Dissecting an Apple

Our last performance in lesson, we decided to strip back. We decided to show the process of turning an apple into apple juice (it’s not obvious but I guess that transition is showing science) We sat in a line and began the performance by each in turn eating an apple in synchronization. The feedback we got from this and what we really liked was the silence albeit the simple crunch of eating an apple. Then each performer took it in turn to pass down an apple and each performer (slices/chops/mashes) the apple to turn it into apple juice. We were hoping to achieve an almost factory manufacturing line.
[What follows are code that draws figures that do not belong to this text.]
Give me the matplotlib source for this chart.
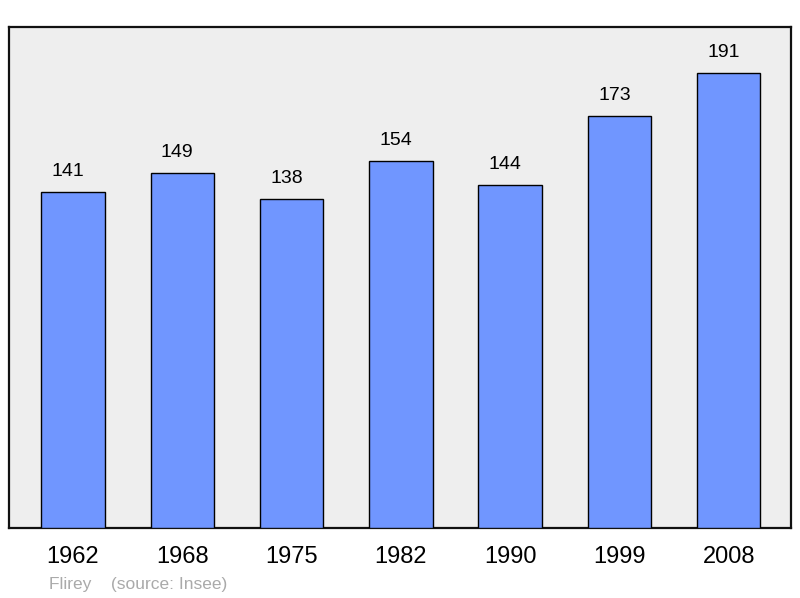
import matplotlib.pyplot as plt

plt.rcParams['font.family'] = ['Liberation Sans', 'DejaVu Sans']

years = ["1962", "1968", "1975", "1982", "1990", "1999", "2008"]
population = [141, 149, 138, 154, 144, 173, 191]

fig = plt.figure(figsize=(8, 5.98), dpi=100)
ax = fig.add_axes([9 / 800, 70 / 598, 782 / 800, 501 / 598])
ax.set_facecolor("#eeeeee")

x = list(range(len(years)))
ax.bar(x, population, width=0.58, color="#7096ff", edgecolor="black", linewidth=1, zorder=3)

# value labels sit a bit left of the bar centre in the original
for xi, v in zip(x, population):
    ax.annotate(str(v), (xi, v), xytext=(-3.6, 8.5), textcoords="offset points",
                ha="center", va="bottom", fontsize=14)

ax.set_xlim(-0.585, 6.57)
ax.set_ylim(0, 210.2)
ax.set_xticks(x)
ax.set_xticklabels(years, fontsize=17)
ax.tick_params(axis="x", length=0, pad=13)
ax.set_yticks([])
for s in ax.spines.values():
    s.set_linewidth(1.6)
    s.set_color("#111111")

fig.text(49 / 800, 1 - 584 / 598, "Flirey    (source: Insee)", fontsize=12.5,
         color="#aaaaaa", va="center", ha="left")

fig.savefig("out.png", dpi=100)
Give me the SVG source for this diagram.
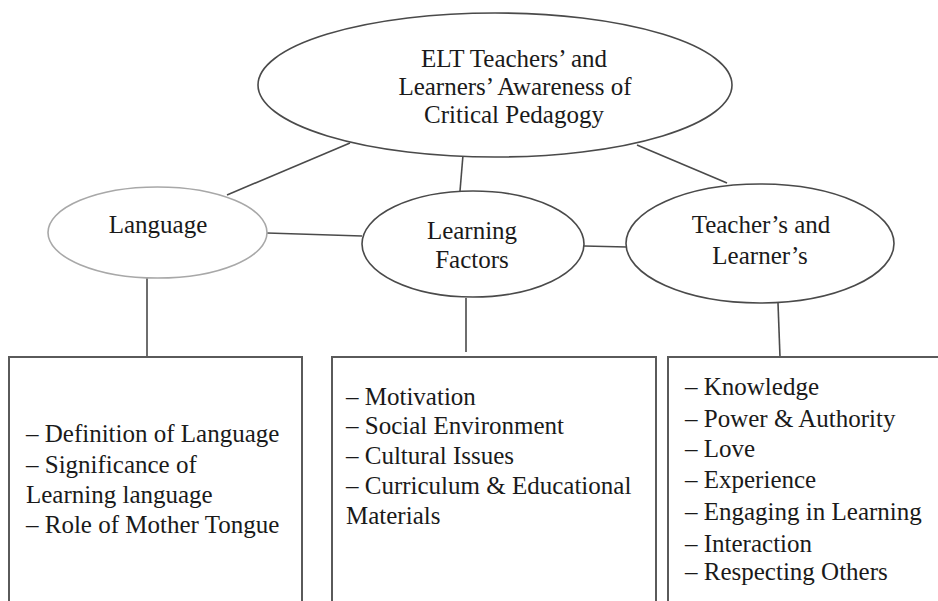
<svg xmlns="http://www.w3.org/2000/svg" width="938" height="601" viewBox="0 0 938 601">
<style>
text{font-family:"Liberation Serif","Times New Roman",serif;font-size:25px;fill:#1a1a1a}
.c{text-anchor:middle}
.node{fill:#fff;stroke:#4a4a4a;stroke-width:1.6}
.light{stroke:#a8a8a8}
.box{fill:#fff;stroke:#5a5a5a;stroke-width:2}
.conn line{stroke:#4a4a4a;stroke-width:1.6}
</style>
<rect width="938" height="601" fill="#fff"/>
<g id="connectors" class="conn">
<line x1="350" y1="143" x2="227" y2="195"/>
<line x1="463" y1="155" x2="460" y2="191"/>
<line x1="637" y1="145" x2="727" y2="183"/>
<line x1="267" y1="233" x2="362" y2="236"/>
<line x1="584" y1="246" x2="627" y2="247"/>
<line x1="147" y1="278" x2="147" y2="357"/>
<line x1="466" y1="298" x2="466" y2="352"/>
<line x1="778" y1="303" x2="780" y2="357"/>
</g>
<g id="root">
<ellipse class="node" cx="495" cy="85" rx="237" ry="72"/>
<text class="c" x="514" y="67">ELT Teachers’ and</text>
<text class="c" x="515" y="95">Learners’ Awareness of</text>
<text class="c" x="514" y="123">Critical Pedagogy</text>
</g>
<g id="language">
<ellipse class="node light" cx="157.5" cy="232.5" rx="109.5" ry="45.5"/>
<text class="c" x="158" y="233">Language</text>
</g>
<g id="learning-factors">
<ellipse class="node" cx="473" cy="244" rx="111" ry="53"/>
<text class="c" x="472" y="239">Learning</text>
<text class="c" x="472" y="268">Factors</text>
</g>
<g id="teachers-learners">
<ellipse class="node" cx="760" cy="243.5" rx="134" ry="59.5"/>
<text class="c" x="761" y="233">Teacher’s and</text>
<text class="c" x="760" y="264">Learner’s</text>
</g>
<g id="language-box">
<rect class="box" x="9" y="357" width="293" height="260"/>
<text x="26" y="442">– Definition of Language</text>
<text x="26" y="473">– Significance of</text>
<text x="26" y="503">Learning language</text>
<text x="26" y="533">– Role of Mother Tongue</text>
</g>
<g id="learning-factors-box">
<rect class="box" x="332" y="357" width="324" height="260"/>
<text x="346" y="405">– Motivation</text>
<text x="346" y="434">– Social Environment</text>
<text x="346" y="464">– Cultural Issues</text>
<text x="346" y="494">– Curriculum &amp; Educational</text>
<text x="346" y="524">Materials</text>
</g>
<g id="teachers-learners-box">
<rect class="box" x="668" y="357" width="290" height="260"/>
<text x="685" y="395">– Knowledge</text>
<text x="685" y="427">– Power &amp; Authority</text>
<text x="685" y="457">– Love</text>
<text x="685" y="488">– Experience</text>
<text x="685" y="520">– Engaging in Learning</text>
<text x="685" y="552">– Interaction</text>
<text x="685" y="580">– Respecting Others</text>
</g>
</svg>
Once the process was completed we decided to show a video of a decaying apple, this idea of showing the live and the mediated comes from Phillip Auslander’s book Liveness, Performance in a Mediated Culture. ‘ In all forms of society, there is one specific kind of production which predominates over the rest, whose relations thus assign rank and influence to the  others.’ (2008, p, 1)  We used this to show an apple decaying/being dissected in too ways both live and mediated, it was then the idea to show the ‘rebirth’ of an apple by then using the apple in more visually exciting and innovative ideas. However by doing the latter we introduced elements of acting which is not what site specific performance is about, we need to make the piece real by doing rather than pretending.  Evan Eisenberg mentions a similar situation is the music industry, in regards to recording music rather than playing it live. ‘Stereo… arrays the musicians before you in an empty space… The introduction of stereo… changed the phenomenology of the phonograph by adding a spacial and visual aspect.’ (Auslander, 2008, p, 85)  Eisenberg’s point here is that when sound is divorced of the visual through mediation, the experience craves/creates a visual. In other words, if we act and perform as characters in our performance, we are cheating our audience out of  another visually stimulating experience. In order the produce a sucessful performance we must do and not act.